Теперь Бо действительно слышал в голосе Эрика слёзы.
— Нет, я имею в виду: прекрати от меня прятаться. Мне плевать, что ты плачешь. На самом деле, я думаю, это отчасти мило.
Эрик напал на него.
— О да? Что ж, попробуй быть единственный мальчиком в седьмом классе, который плачет, когда умирает хомячок, и посмотрим, как тогда будет мило. Вот тебе и посмешище класса, и не в лучшем смысле.
Не зная, что ещё сделать, Бо послушал своё нутро и обвил Эрика руками, притягивая его в объятия. К его везению, Эрик не сопротивлялся, но и не расслабился.
Надеясь облегчить какое-то напряжение, Бо произнёс:
— Знаешь, даже если по моей квартире не видно, я уже не в седьмом классе.
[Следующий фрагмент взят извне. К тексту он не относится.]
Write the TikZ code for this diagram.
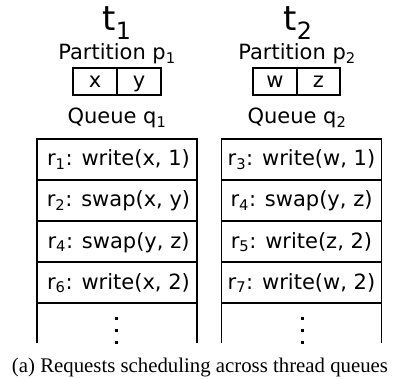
\documentclass[tikz,border=0pt]{standalone}
\usepackage{fontspec}
\setmainfont{DejaVu Sans}
\newfontfamily\capfont{Liberation Serif}
\newcommand{\sbs}[1]{\textsubscript{#1}}
\begin{document}
\begin{tikzpicture}[x=1pt,y=-1pt,
  lbl/.style={anchor=base,inner sep=0pt,font=\fontsize{21}{25}\selectfont},
  ttl/.style={anchor=base,inner sep=0pt,font=\fontsize{34}{40}\selectfont},
  qbox/.style={line width=1.1pt},
  dotmark/.style={fill=black,draw=none}]
\useasboundingbox (0,0) rectangle (401,379);
% titles
\node[ttl] (t1) at (117,30.5) {t\sbs{1}};
\node[ttl] (t2) at (298,30.5) {t\sbs{2}};
\node[lbl] (p1) at (117,59.5) {Partition p\sbs{1}};
\node[lbl] (p2) at (297,59.5) {Partition p\sbs{2}};
% partition boxes
\draw[qbox] (73,68) rectangle (161,95);
\draw[qbox] (117,68) -- (117,95);
\draw[qbox] (253,68) rectangle (340,95);
\draw[qbox] (297,68) -- (297,95);
\node[lbl] (x) at (95,88) {x};
\node[lbl] (y) at (139,88) {y};
\node[lbl] (w) at (275,88) {w};
\node[lbl] (z) at (318.5,88) {z};
\node[lbl] (q1) at (117,124) {Queue q\sbs{1}};
\node[lbl] (q2) at (297,124) {Queue q\sbs{2}};
% queue 1
\draw[qbox] (37,343) -- (37,139) -- (197,139) -- (197,343);
\foreach \yy in {180,221,262,303} \draw[qbox] (37,\yy) -- (197,\yy);
% queue 2
\draw[qbox] (221.5,343) -- (221.5,139) -- (381.5,139) -- (381.5,343);
\foreach \yy in {180,221,262,303} \draw[qbox] (221.5,\yy) -- (381.5,\yy);
\node[lbl] (r1) at (118.5,166) {r\sbs{1}: write(x, 1)};
\node[lbl] (r2) at (118.5,207) {r\sbs{2}: swap(x, y)};
\node[lbl] (r4a) at (118.5,248) {r\sbs{4}: swap(y, z)};
\node[lbl] (r6) at (118.5,289) {r\sbs{6}: write(x, 2)};
\node[lbl] (r3) at (301.5,166) {r\sbs{3}: write(w, 1)};
\node[lbl] (r4b) at (301.5,207) {r\sbs{4}: swap(y, z)};
\node[lbl] (r5) at (301.5,248) {r\sbs{5}: write(z, 2)};
\node[lbl] (r7) at (301.5,289) {r\sbs{7}: write(w, 2)};
% vertical dots
\foreach \cx in {116,302.5}
  \foreach \cy in {318,330,342}
    \fill[dotmark] (\cx-1.5,\cy-1.5) rectangle (\cx+1.5,\cy+1.5);
\node[anchor=base,inner sep=0pt,font=\capfont\fontsize{20.8}{24}\selectfont] (cap) at (200,372) {(a) Requests scheduling across thread queues};
\end{tikzpicture}
\end{document}
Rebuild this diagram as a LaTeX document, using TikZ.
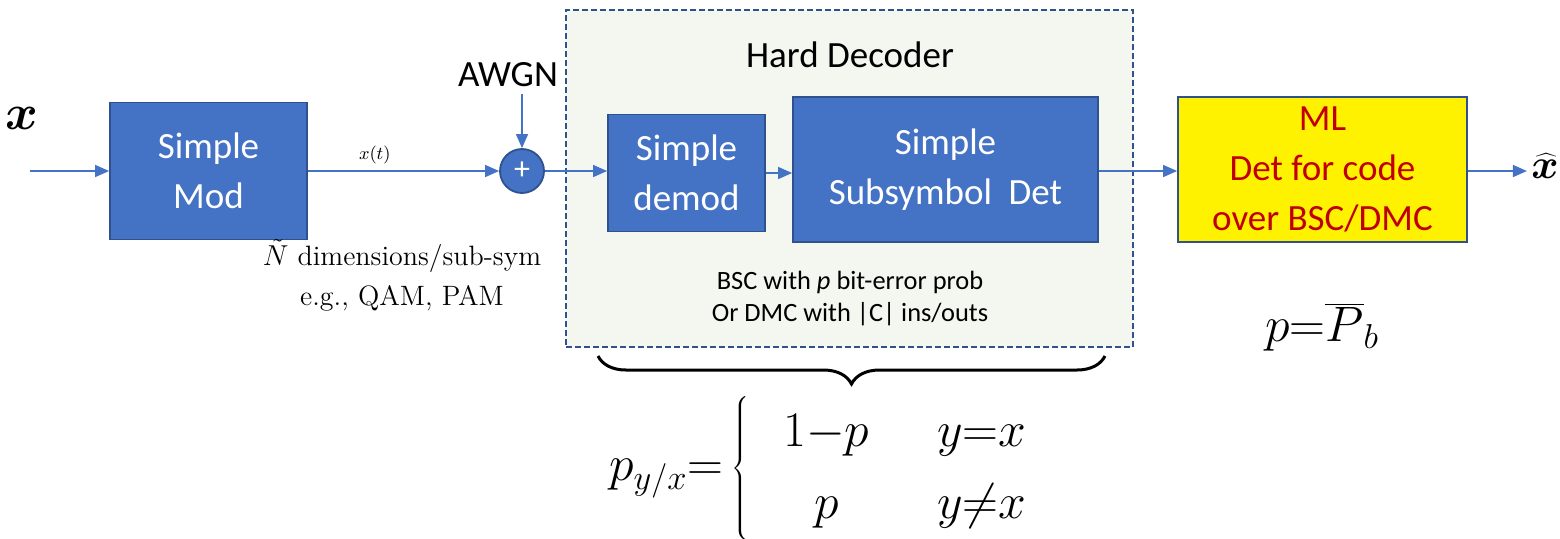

А это значит, что я не буду дразнить тебя из-за слёз. Особенно из-за такого повода. Грустно, когда кто-то так с собой поступает. Не говоря уже о том, как это повлияло на всех нас.
— Но дело как раз в этом, — натянуто произнёс Эрик. — Это твоё горе, не моё. Так что это я должен тебя успокаивать, а не наоборот.
— Меня не нужно успокаивать. Я уже давно преодолел её поступок.
Эрик издал звук, который мог быть смехом.